During the summer I noticed that I was clinging to my role as our leaderIn the middle of the summer we decided to rethink our strategy.  I showed up to the brainstorm wearing my captain’s hat and it was surprisingly difficult to take it off. 

While I may have been our leader, the reasons I had this role were not relevant to the discussion.  The attitudes of the group reflected my inability to shed this role.  My partners resented me for acting like their superior when it wasn't appropriate.  Through interactions like this, I learned that if a role doesn’t apply to the task at hand, it needs to be put aside.

To start a company you have to wear many different hats.  I think there needs to be more emphasis on the surprisingly difficult task of taking them off.

 

Shahab Raza: I wouldn’t have expected that the subject of my one take-away from immersing in a startup project would be about collaboration. But it takes some collective skill to ensure the whole is greater than the sum of the parts.

Working in a startup means working with the people you’re living with, and consequently seeing every waking hour of the day. Decisions must be made under the stress of uncertainty, and the pressure of every decision being critical to the prospective success of the project.

  Yes, you must communicate effectively. But how do you deftly and skillfully manage to persevere in the face of a stalemate? Why, mathematically of course! A disagreement is a pair of conflicting conclusions. In your respective belief structures, there must be some sequence of successively inferential statements that lead to your conclusion. You find some common premise, and then make your respective arguments.  Soon you’ll get to a point of divergence. THAT pair of statements, as opposed to the pair of conclusions, is what you need to contest.

Of course rising tensions and resentment don’t factor into this game of deductive logic. That’s where it’s worth actively being able to detach your person from your belief. So that an attack on your belief is less hurtful, and you’re less defensive. In general, there’s much to be gained from losing the ego and the self, in the wake of a greater cause, quite apart from the functionality of it all.

 It’s one of the most exhilarating things I’ve experienced. And that’s from a summer where I went on my first ever hike and learnt how to swim!
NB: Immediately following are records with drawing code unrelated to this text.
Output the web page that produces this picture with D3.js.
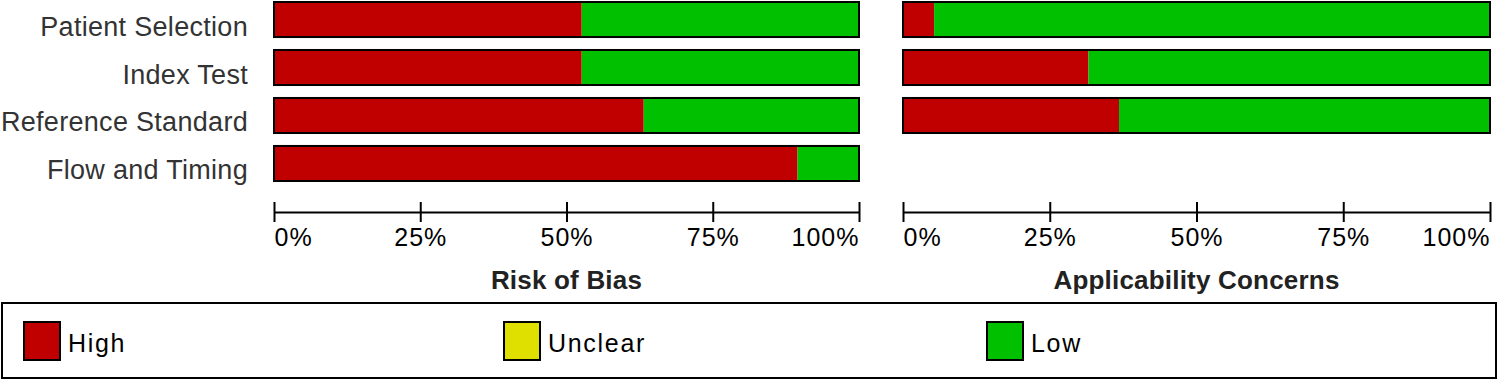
<!DOCTYPE html>
<html>
<head>
<meta charset="utf-8">
<script src="https://cdn.jsdelivr.net/npm/d3@7"></script>
<style>
  body { margin: 0; background: #fff; }
  svg { display: block; font-family: "Liberation Sans", Arial, sans-serif; }
</style>
</head>
<body>
<div id="plot"></div>
<script>
// domains (rows) and judgement data, percent of studies (n = 19)
const categories = ["Patient Selection", "Index Test", "Reference Standard", "Flow and Timing"];
const riskHigh = [52.6, 52.6, 63.2, 89.5];
const riskUnclear = [0, 0, 0, 0];
const riskLow = [47.4, 47.4, 36.8, 10.5];

const applicCategories = ["Patient Selection", "Index Test", "Reference Standard"];
const applicHigh = [5.3, 31.6, 36.8];
const applicUnclear = [0, 0, 0];
const applicLow = [94.7, 68.4, 63.2];

const tickValues = [0, 25, 50, 75, 100];
const legendLabels = ["High", "Unclear", "Low"];
const colors = {High: "#c00000", Unclear: "#e0e000", Low: "#00c000"};

const width = 1498, height = 381;

const svg = d3.select("div#plot")
  .append("svg")
  .attr("width", width)
  .attr("height", height);

// shared row scale
const y = d3.scaleBand()
  .domain(categories)
  .range([2, 181])
  .paddingInner(0.27)
  .paddingOuter(0);

const axisY = 212;

function panel(cats, high, unclear, low, x0, x1, title) {
  const x = d3.scaleLinear().domain([0, 100]).range([x0, x1]);
  const g = svg.append("g");

  const rows = cats.map((c, i) => ({cat: c, High: high[i], Unclear: unclear[i], Low: low[i]}));
  const stack = d3.stack().keys(["High", "Unclear", "Low"])(rows);

  g.selectAll("g.series")
    .data(stack)
    .join("g")
      .attr("fill", d => colors[d.key])
    .selectAll("rect")
    .data(d => d)
    .join("rect")
      .attr("x", d => x(d[0]))
      .attr("y", d => y(d.data.cat))
      .attr("width", d => x(d[1]) - x(d[0]))
      .attr("height", y.bandwidth());

  // outline round each bar
  g.selectAll("rect.outline")
    .data(rows)
    .join("rect")
      .attr("class", "outline")
      .attr("x", x(0))
      .attr("y", d => y(d.cat))
      .attr("width", x(100) - x(0))
      .attr("height", y.bandwidth())
      .attr("fill", "none")
      .attr("stroke", "#000")
      .attr("stroke-width", 2);

  // axis
  const ax = g.append("g")
    .attr("transform", `translate(0,${axisY})`)
    .call(d3.axisBottom(x).tickValues(tickValues).tickSizeOuter(0).tickFormat(d => d + "%"));
  ax.select(".domain").attr("stroke", "#000").attr("stroke-width", 2);
  ax.selectAll(".tick line").attr("y1", -10).attr("y2", 10).attr("stroke-width", 2);
  ax.selectAll(".tick text")
    .attr("y", 34)
    .attr("dy", 0)
    .attr("fill", "#000")
    .style("font-size", "25px")
    .style("letter-spacing", "1px")
    .attr("text-anchor", (d, i) => i === 0 ? "start" : (i === tickValues.length - 1 ? "end" : "middle"));

  g.append("text")
    .attr("x", (x0 + x1) / 2)
    .attr("y", 289)
    .attr("text-anchor", "middle")
    .style("font-size", "26px")
    .style("font-weight", "bold")
    .style("letter-spacing", "0.2px")
    .attr("fill", "#222")
    .text(title);
}

// category labels
svg.append("g")
  .selectAll("text")
  .data(categories)
  .join("text")
    .attr("x", 248)
    .attr("y", d => y(d) + y.bandwidth() / 2 + 16)
    .attr("text-anchor", "end")
    .attr("fill", "#333")
    .style("font-size", "27px")
    .style("letter-spacing", "0.3px")
    .text(d => d);

panel(categories, riskHigh, riskUnclear, riskLow, 274, 859, "Risk of Bias");
panel(applicCategories, applicHigh, applicUnclear, applicLow, 903, 1490, "Applicability Concerns");

// legend
svg.append("rect")
  .attr("x", 2).attr("y", 303)
  .attr("width", 1494).attr("height", 75)
  .attr("fill", "none")
  .attr("stroke", "#000")
  .attr("stroke-width", 2);

const legendX = [24, 504, 987];
const lg = svg.append("g")
  .selectAll("g")
  .data(legendLabels)
  .join("g")
    .attr("transform", (d, i) => `translate(${legendX[i]},322)`);
lg.append("rect")
  .attr("width", 36).attr("height", 38)
  .attr("fill", d => colors[d])
  .attr("stroke", "#000")
  .attr("stroke-width", 2);
lg.append("text")
  .attr("x", 44)
  .attr("y", 30)
  .attr("fill", "#000")
  .style("font-size", "25px")
  .style("letter-spacing", "1.7px")
  .text(d => d);
</script>
</body>
</html>
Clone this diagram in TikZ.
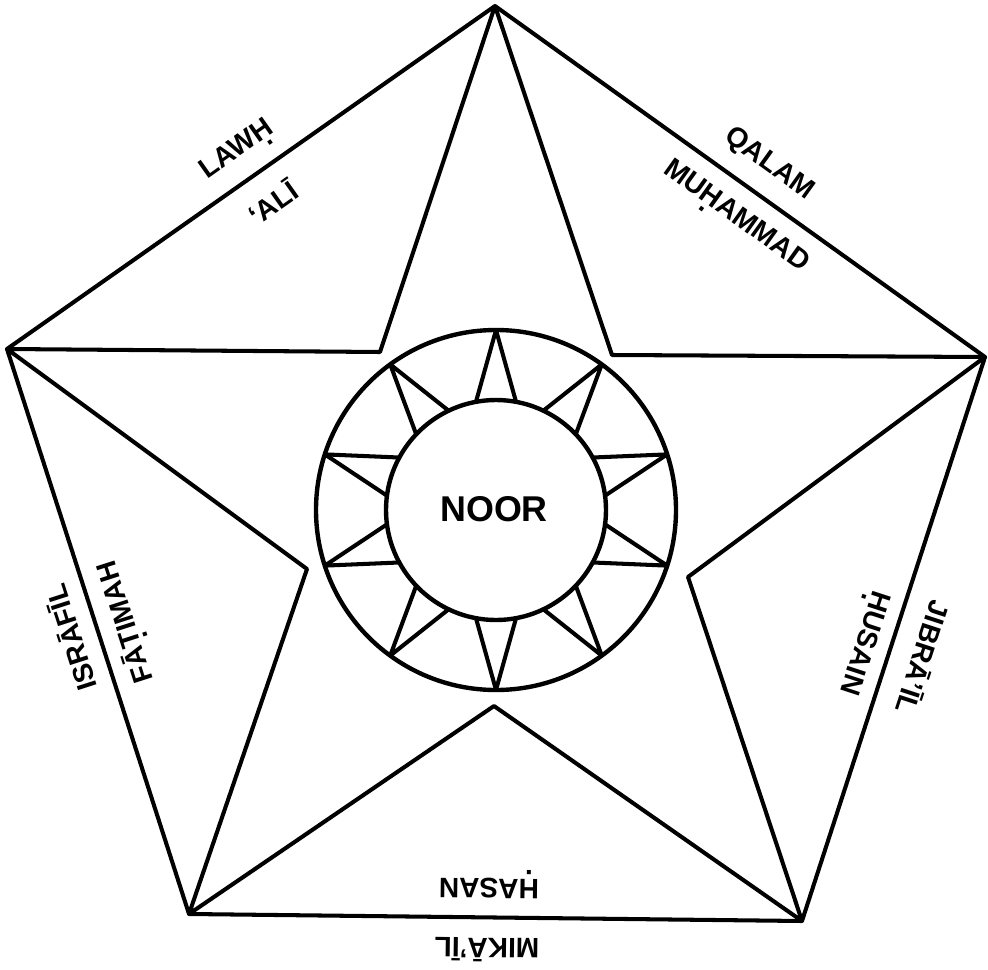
\documentclass[tikz,border=0pt]{standalone}
\usepackage{fontspec}
\setmainfont{Liberation Sans}
\usetikzlibrary{calc}
\newcommand{\udot}[1]{\ooalign{#1\cr\hidewidth\raisebox{-0.32em}{.}\hidewidth\cr}}
\begin{document}
\begin{tikzpicture}[x=0.02cm,y=-0.02cm, line width=2.3pt, line join=round, line cap=round,
  lbl/.style={font=\fontsize{16}{19}\selectfont\bfseries, inner sep=0pt},
  big/.style={font=\fontsize{20.4}{24}\selectfont\bfseries, inner sep=0pt},
  ring/.style={line width=2.5pt}]
\useasboundingbox (0,0) rectangle (988,970);
% outer pentagon vertices
\coordinate (T) at (495,6);
\coordinate (R) at (985,357);
\coordinate (BR) at (802,921);
\coordinate (BL) at (189,914);
\coordinate (L) at (7,349);
% inner star vertices
\coordinate (IUL) at (380,352);
\coordinate (IUR) at (612,355);
\coordinate (ILR) at (688,577);
\coordinate (IB) at (494,706);
\coordinate (ILL) at (307,569);
% pentagon and star
\draw (T) -- (R) -- (BR) -- (BL) -- (L) -- cycle;
\draw (T) -- (IUL) -- (L) -- (ILL) -- (BL) -- (IB) -- (BR) -- (ILR) -- (R) -- (IUR) -- cycle;
% circles
\coordinate (C) at (496,510);
\draw[ring] (C) circle[radius=180];
\draw[ring] (C) circle[radius=110];
% ten-pointed star ring
\foreach \k in {0,...,9}{
  \pgfmathsetmacro{\a}{90+36*\k}
  \coordinate (tip\k) at ($(C)+(\a:180)$);
  \coordinate (ba\k) at ($(C)+(\a+10.5:110)$);
  \coordinate (bb\k) at ($(C)+(\a-10.5:110)$);
  \draw (ba\k) -- (tip\k) -- (bb\k);
}
% labels
\node[big] (noor) at (494,509) {NOOR};
\node[lbl, rotate=35.2] (lawh) at (238,151) {LAW\udot{H}};
\node[lbl, rotate=35.2] (ali) at (272,202) {‘ALĪ};
\node[lbl, rotate=-35.7] (qalam) at (769,164) {QALAM};
\node[lbl, rotate=-35.7] (muhammad) at (735,218) {MU\udot{H}AMMAD};
\node[lbl, rotate=107.85] (israfil) at (70,638) {ISRĀFĪL};
\node[lbl, rotate=107.85] (fatimah) at (127,622) {FĀ\udot{T}IMAH};
\node[lbl, rotate=-108] (husain) at (862,642) {\udot{H}USAIN};
\node[lbl, rotate=-108] (jibrail) at (924,658) {JIBRĀ’ĪL};
\node[lbl, rotate=179.35] (hasan) at (489,884) {\udot{H}ASAN};
\node[lbl, rotate=179.35] (mikail) at (487,950) {MIKĀ’ĪL};
\end{tikzpicture}
\end{document}
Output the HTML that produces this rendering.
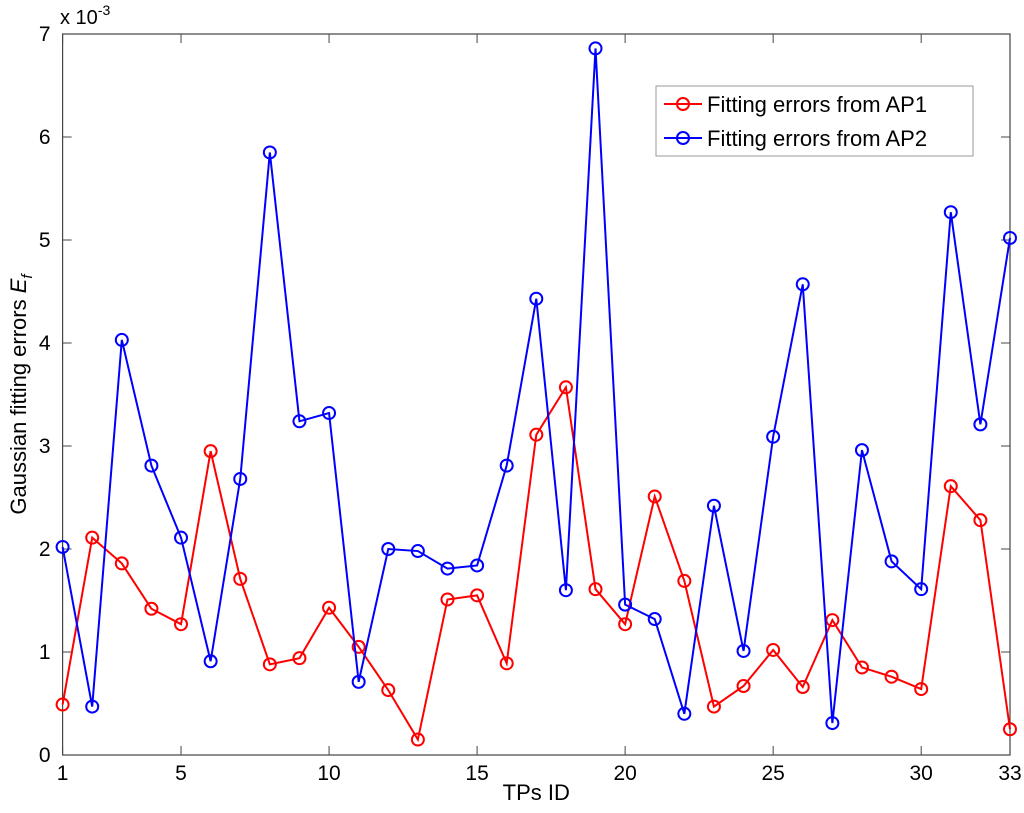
<!DOCTYPE html>
<html><head><meta charset="utf-8"><style>
html,body{margin:0;padding:0;background:#fff;}
text{font-family:"Liberation Sans",sans-serif;}
</style></head><body>
<svg id="chart" width="1024" height="808" xmlns="http://www.w3.org/2000/svg"></svg>
<script>
const ids = [1,2,3,4,5,6,7,8,9,10,11,12,13,14,15,16,17,18,19,20,21,22,23,24,25,26,27,28,29,30,31,32,33];
const ap1 = [0.49,2.11,1.86,1.42,1.27,2.95,1.71,0.88,0.94,1.43,1.05,0.63,0.15,1.51,1.55,0.89,3.11,3.57,1.61,1.27,2.51,1.69,0.47,0.67,1.02,0.66,1.31,0.85,0.76,0.64,2.61,2.28,0.25];
const ap2 = [2.02,0.47,4.03,2.81,2.11,0.91,2.68,5.85,3.24,3.32,0.71,2.00,1.98,1.81,1.84,2.81,4.43,1.60,6.86,1.46,1.32,0.40,2.42,1.01,3.09,4.57,0.31,2.96,1.88,1.61,5.27,3.21,5.02];
const xTicks = [1,5,10,15,20,25,30,33];
const yTicks = [0,1,2,3,4,5,6,7];
const L=62.6,R=1010,T=34,B=755;
const xs=v=>L+(v-1)*(R-L)/32;
const ys=v=>B-v*(B-T)/7;
const svg=document.getElementById('chart');
const NS='http://www.w3.org/2000/svg';
function mk(tag,attrs,parent){const e=document.createElementNS(NS,tag);for(const k in attrs)e.setAttribute(k,attrs[k]);(parent||svg).appendChild(e);return e;}
const frame=mk('rect',{x:L,y:T,width:R-L,height:B-T,fill:'none',stroke:'#444','stroke-width':1.2});


xTicks.forEach(t=>{
  const x=xs(t);
  const g=mk('g',{});
  
  
  mk('line',{x1:x,x2:x,y1:B,y2:B-9,stroke:'#444'},g);
  mk('line',{x1:x,x2:x,y1:T,y2:T+9,stroke:'#444'},g);
  const tx=mk('text',{x:x,y:B+25,'font-size':21,'text-anchor':'middle'},g);tx.textContent=t;
});
yTicks.forEach(t=>{
  const y=ys(t);
  const g=mk('g',{});
  
  
  mk('line',{x1:L,x2:L+9,y1:y,y2:y,stroke:'#444'},g);
  mk('line',{x1:R,x2:R-9,y1:y,y2:y,stroke:'#444'},g);
  const tx=mk('text',{x:L-12,y:y+7,'font-size':21,'text-anchor':'end'},g);tx.textContent=t;
});
const exp=mk('text',{x:60,y:24,'font-size':20});


exp.innerHTML='x 10<tspan dy="-9" font-size="14">-3</tspan>';
const xt=mk('text',{x:(L+R)/2,y:800,'font-size':22,'text-anchor':'middle'});


xt.textContent='TPs ID';
const yt=mk('text',{x:0,y:0,'font-size':22,'text-anchor':'middle',transform:'translate(26,'+((T+B)/2)+') rotate(-90)'});


yt.innerHTML='Gaussian fitting errors <tspan font-style="italic">E</tspan><tspan font-style="italic" font-size="15" dy="6">f</tspan>';
function series(data,color,name){
  const g=mk('g',{});
  
  
  const pl=mk('polyline',{points:data.map((v,i)=>xs(ids[i])+','+ys(v)).join(' '),fill:'none',stroke:color,'stroke-width':2},g);
  
  
  data.forEach((v,i)=>{
    const c=mk('circle',{cx:xs(ids[i]),cy:ys(v),r:6,fill:'none',stroke:color,'stroke-width':2},g);
    
    
  });
}
series(ap1,'#ff0000','ap1-series');
series(ap2,'#0000ff','ap2-series');
const lg=mk('g',{});


mk('rect',{x:656,y:86,width:317,height:70,fill:'#fff',stroke:'#999'},lg);
[['#ff0000','Fitting errors from AP1',104],['#0000ff','Fitting errors from AP2',138]].forEach(([c,t,y],k)=>{
  const e=mk('g',{},lg);
  
  
  mk('line',{x1:664,x2:702,y1:y,y2:y,stroke:c,'stroke-width':2},e);
  mk('circle',{cx:683,cy:y,r:6,fill:'none',stroke:c,'stroke-width':2},e);
  const tx=mk('text',{x:707,y:y+8,'font-size':22},e);tx.textContent=t;
});
</script>
</body></html>
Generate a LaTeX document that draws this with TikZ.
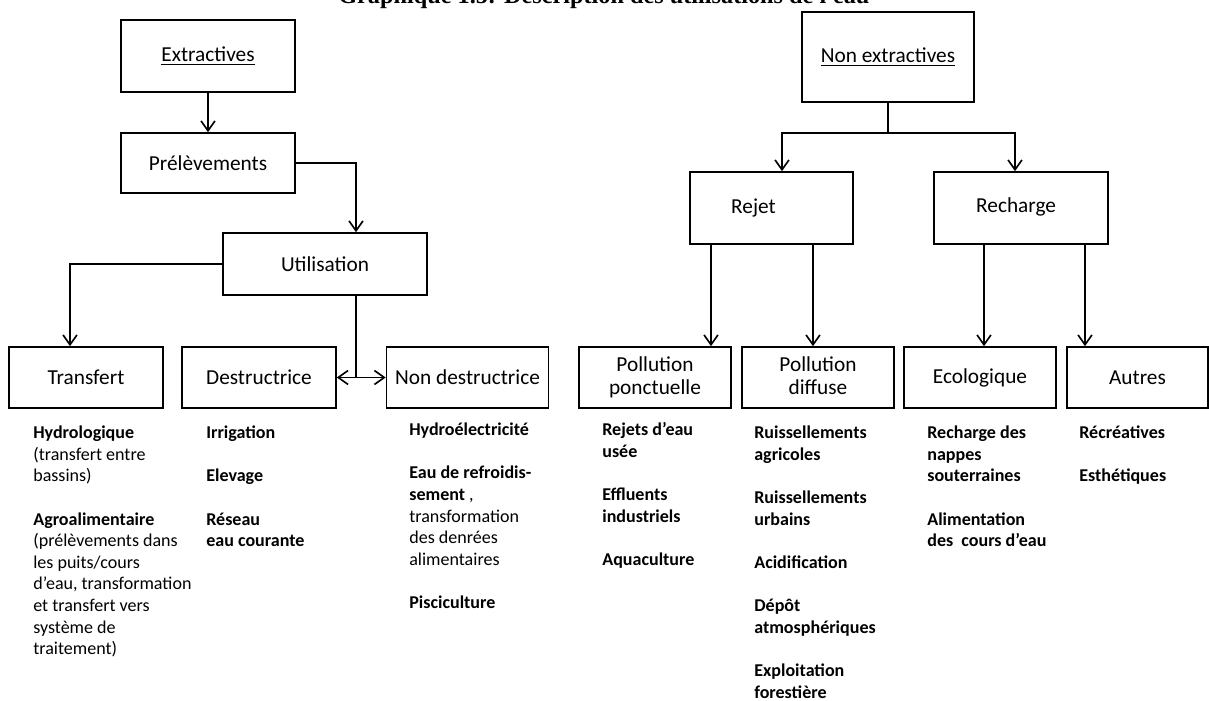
\documentclass[tikz,border=0pt]{standalone}
\usepackage{fontspec}
\setmainfont{Carlito}
\newfontfamily\titrefont{Liberation Serif}
\usetikzlibrary{positioning}
\usetikzlibrary{arrows.meta}
\newcommand{\px}{0.61pt}
\newcommand{\saut}{\\[13.2pt]}

\begin{document}
\begin{tikzpicture}[x=0.61pt,y=-0.61pt,
    boite/.style={draw, line width=1pt, inner sep=0pt, align=center, font=\fontsize{13}{14}\selectfont},
    bas/.style={boite, minimum height=61*\px},
    liste/.style={anchor=north west, inner sep=0pt, align=left, font=\fontsize{11}{13.2}\selectfont\bfseries},
    fleche/.style={line width=1pt, -{Straight Barb[length=6pt,width=8.5pt]}}]
    \useasboundingbox (0,0) rectangle (1209,701);
    %Titre
    \node(titre)[anchor=base west, inner sep=0pt, font=\titrefont\bfseries\fontsize{14.8}{18}\selectfont] at (338,4) {Graphique 1.5: Description des utilisations de l'eau};
    %Boites du haut
    \node(extr)[boite, minimum width=174*\px, minimum height=72*\px] at (208,56) {\underline{Extractives}};
    \node(prel)[boite, minimum width=174*\px, minimum height=60*\px] at (208,163) {Prélèvements};
    \node(util)[boite, minimum width=204*\px, minimum height=62*\px] at (325,264) {Utilisation};
    \node(nonextr)[boite, minimum width=172*\px, minimum height=90*\px] at (888,57) {\underline{Non extractives}};
    \node(rejet)[boite, minimum width=163*\px, minimum height=72*\px] at (771.5,208) {\hspace*{-22pt}Rejet};
    \node(recharge)[boite, minimum width=174*\px, minimum height=72*\px] at (1021,208) {\raisebox{3pt}{Recharge}\hspace*{6pt}};
    %Boites du bas
    \node(transf)[bas, minimum width=154*\px] at (86,377.5) {Transfert};
    \node(destr)[bas, minimum width=154*\px] at (259,377.5) {Destructrice};
    \node(nondestr)[bas, minimum width=162*\px] at (467.5,377.5) {Non destructrice};
    \node(ponct)[bas, minimum width=152*\px] at (655,377.5) {Pollution\\ponctuelle};
    \node(diffuse)[bas, minimum width=152*\px] at (818,377.5) {\raisebox{2pt}{Pollution}\\\raisebox{2pt}{diffuse}};
    \node(eco)[bas, minimum width=152*\px] at (980,377.5) {Ecologique};
    \node(autres)[bas, minimum width=141*\px] at (1137.5,377.5) {Autres};
    \coordinate (jonction) at (356,377.5);
    %Listes
    \node(ltransf)[liste] at (33,425.5) {Hydrologique\\\textmd{(transfert entre}\\\textmd{bassins)}\saut Agroalimentaire\\\textmd{(prélèvements dans}\\\textmd{les puits/cours}\\\textmd{d’eau, transformation}\\\textmd{et transfert vers}\\\textmd{système de}\\\textmd{traitement)}};
    \node(ldestr)[liste] at (206,425.5) {Irrigation\saut Elevage\saut Réseau\\eau courante};
    \node(lnondestr)[liste] at (409,422.5) {Hydroélectricité\saut Eau de refroidis-\\sement \textmd{,}\\\textmd{transformation}\\\textmd{des denrées}\\\textmd{alimentaires}\saut Pisciculture};
    \node(lponct)[liste] at (602,422.5) {Rejets d’eau\\usée\saut Effluents\\industriels\saut Aquaculture};
    \node(ldiffuse)[liste] at (754,425.5) {Ruissellements\\agricoles\saut Ruissellements\\urbains\saut Acidification\saut Dépôt\\atmosphériques\saut Exploitation\\forestière};
    \node(leco)[liste] at (927,425.5) {Recharge des\\nappes\\souterraines\saut Alimentation\\des\ \ cours d’eau};
    \node(lautres)[liste] at (1079,425.5) {Récréatives\saut Esthétiques};
    %Fleches
    \draw[fleche] (extr) -- (prel);
    \draw[fleche] (prel.east) -| ([xshift=31*\px]util.north);
    \draw[fleche] (util.west) -| ([xshift=-16*\px]transf.north);
    \draw[line width=1pt] (util.south -| jonction) -- (jonction);
    \draw[line width=1pt, {Straight Barb[length=6pt,width=8.5pt]}-{Straight Barb[length=6pt,width=8.5pt]}] (destr.east) -- (nondestr.west);
    \draw[fleche] (nonextr.south) -- ++(0,30) -| ([xshift=10.5*\px]rejet.north);
    \draw[fleche] (nonextr.south) -- ++(0,30) -| ([xshift=-6*\px]recharge.north);
    \draw[fleche] ([xshift=-60.5*\px]rejet.south) -- ([xshift=56*\px]ponct.north);
    \draw[fleche] ([xshift=41.5*\px]rejet.south) -- ([xshift=-5*\px]diffuse.north);
    \draw[fleche] ([xshift=-37*\px]recharge.south) -- ([xshift=4*\px]eco.north);
    \draw[fleche] ([xshift=64*\px]recharge.south) -- ([xshift=-52.5*\px]autres.north);
\end{tikzpicture}
\end{document}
Wyatt Hayman: We are thrilled to have been given the opportunity to pursue our dream while learning incredibly valuable lessons along the way.  These lessons are just the tip of an iceberg that is constantly growing.  We continue to put ourselves in positions to learn and, as the Second City team taught us at the Business Innovation Factory conference, we continue to say, “yes, and” to the possibilities.  So far we have traveled from Lake Tahoe to San Francisco, to Oberlin, Ohio, to New York City, to Providence, to NYC, to PVD, and we still have a trips to Madison, Wisconsin, and Oberlin before heading back to San Francisco.  There is no doubt we will have seen a lot and learned even more before settling in the City by the Bay.  Whether or not we have started a successful business by the time we arrive is another question.  But I can promise you we will be searching for the answer.